The well-known Qaracop area in Ceyrancol plain stretches until the Georgian border and merges with Georgia’s Lower Kartli plain in western Agstafa. The area together with Pirili plain was known as the Qaq plain in the 12-13th centuries. Later it became known as Qarayazi. The “qaq” in old Turkic meant a “valley, grassland”. The bank of the river Kura has been known as Kankar district since the 5th century. The place-name relating to the name of “qara” and “yazi” tribes consists of riverside plains. Qara refers to a dense forest, while Qarayazi means a dense plain.
Burning water near Poylu settlement in Qarayazi plain is a rare natural phenomenon. It is 11 km from the town. The water of this spring is good for drinking. It has been burning day and night for centuries.
Land of Fire
Everywhere you go, the land is on fire. Many years before world religions emerged, local people worshipped the Sun, the Moon and the Fire. Therefore, the name of Azerbaijan is believed to be linked to fire. There are different theories:
“The name of Azerbaijan is after Azerbaz ibn Iran ibn al – Asvad ibn Sam ibn Nuh.
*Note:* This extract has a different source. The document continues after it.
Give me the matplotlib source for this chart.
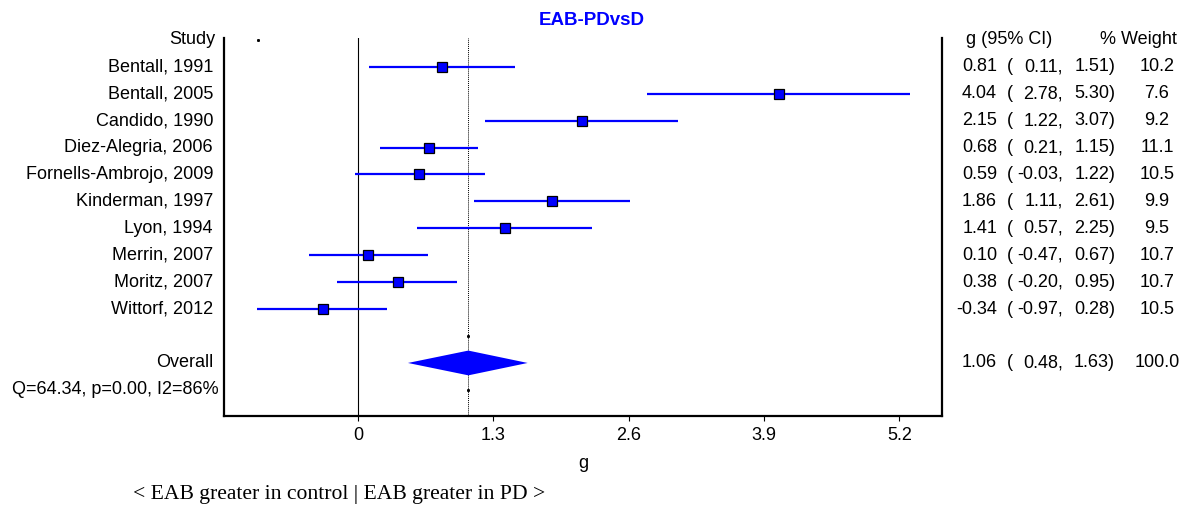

According to other suggestions, Azer in Pahlavi language means fire, baygan means “protector” or “fire protection”. So the word means “fire temple” or “fire protection”. This is close to being true because these places are full of fire temples.”
Historian and philosopher Mirza Kazim Bay (19th century) wrote:
“The name Azerbaijan originates from the word Azer (fire). In Zand language “Atars” means “fire”. Persians made up “ozar” from that word. Persian-speakers used the word to describe fire. Azerbaijan means “the land of fire”. If we consider that in ancient Pahlavi language it was used as “arien voco”, it was divided into two parts. Azer – fire, baycan – land of plenty. Yusif Vazir Chamanzaminli notes that anti-winter ceremony were practiced in the month of Azer (November) by Zoroastrians and that Mugs (Zoroastrian priests) were called Azerbaijan. Arabs used the word Azerbaijan to describe the country. This coincides with Atarvan in Avesta. Some believe that the word Azerbanqan was turned into Azerbaijan by Arabs.